If you assume that there is no cache (only on-die memory) and that memory is not shared between cores, things become much simpler and scale more linearly. Core-to-core communications and plenty of other details remain to spend man-years ironing out, but it seems like it would be possible to approach 64k cores or at least 16k.

RodgerTheGreat · on Jan 4, 2011

Might be able to peel out the BCD stuff from the 6502 to free up a little additional space and approach communication between cores kinda like the "handshake bus" GreenArrays chips use: http://greenarraychips.com/home/documents/greg/PB003-100822-...

exception · on Jan 3, 2011

I loved the 6502. Around that era I programmed the SC/MP, Z80, the 8080 and the 6800. Although the Z80 was more powerful, the 6502 holds a special place in my heart as it was the first CPU I worked with and I loved the simplicity of the instruction set.

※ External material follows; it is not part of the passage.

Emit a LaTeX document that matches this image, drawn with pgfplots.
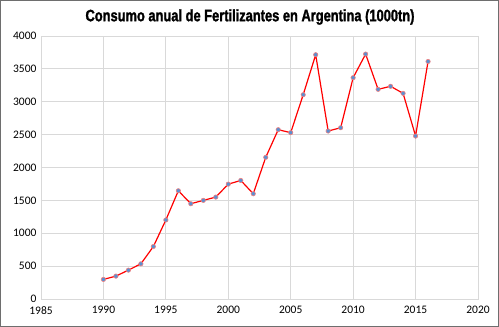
\documentclass[border=0pt]{standalone}
\usepackage{fontspec}
\setmainfont{Carlito}
\newfontfamily\titlefont[FakeStretch=0.78, FakeBold=1.5]{Liberation Sans Bold}
\usepackage{pgfplots}
\pgfplotsset{compat=1.18}
\definecolor{gridgray}{HTML}{D9D9D9}
\definecolor{framegray}{HTML}{6E6E6E}
\definecolor{markblue}{HTML}{5B8FD0}
\definecolor{markedge}{HTML}{F08080}
\begin{document}
\begin{tikzpicture}
\draw[framegray, line width=1.2pt] (-40.4pt,-27.4pt) rectangle (457.4pt,298.4pt);
\begin{axis}[
  at={(0,0)}, anchor=south west,
  scale only axis, width=437pt, height=263pt,
  xmin=1985, xmax=2020, ymin=0, ymax=4000,
  xtick={1985,1990,...,2020}, ytick={0,500,...,4000},
  grid=major, major grid style={gridgray, line width=0.8pt},
  axis line style={draw=gridgray, line width=0.8pt},
  major tick length=0pt,
  tick label style={font=\fontsize{11.5}{13}\selectfont, text=black},
  /pgf/number format/assume math mode=true,
  /pgf/number format/set thousands separator={},
  xticklabel style={yshift=-4pt},
  yticklabel style={xshift=-1pt},
  clip=false,
]
\addplot[red, line width=1.2pt, mark=*, mark size=2.2pt,
  mark options={fill=markblue, draw=markedge, line width=0.6pt}] coordinates {
(1990,298) (1991,348) (1992,439) (1993,535) (1994,798) (1995,1202)
(1996,1646) (1997,1449) (1998,1500) (1999,1550) (2000,1747) (2001,1803)
(2002,1601) (2003,2155) (2004,2575) (2005,2530) (2006,3107) (2007,3715)
(2008,2555) (2009,2605) (2010,3366) (2011,3725) (2012,3189) (2013,3235)
(2014,3128) (2015,2479) (2016,3612)
};
\end{axis}
\node[font=\titlefont\fontsize{16.5}{18}\selectfont] at (209pt,282pt) {Consumo anual de Fertilizantes en Argentina (1000tn)};
\end{tikzpicture}
\end{document}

My crowning achievement was a multi-threaded kernel for a CNC punch. Since the stack was at a fixed memory address and there was no PUSHA, I had to change threads (in response to an IRQ) by sequentially pushing the registers on to the stack and then swapping the stack with a block copy. It worked! Crazy :/

I loved reading this article - thanks for posting. Awesome stuff! Makes me want to code my own circuit emulator :)

thinkingeric · on Jan 4, 2011

Ditto that. My first programs were in assembly on the 6502, and I'm thrilled to see it getting this attention. I'm just sorry that I don't still have the KIM-1.

greggraham · on Jan 4, 2011

I was planning on buying a KIM-1 when my dad surprised me by buying an Apple II. I didn't end up writing anything in assembly on the Apple II, though. My first assembly language was IBM-370 in college. I wish now I had started with the KIM-1, though.

VMG · on Jan 3, 2011

Here it is in all its javascript goodness: http://www.visual6502.org/JSSim/index.html

eru · on Jan 3, 2011

The CCC congress yielded some great talks this year.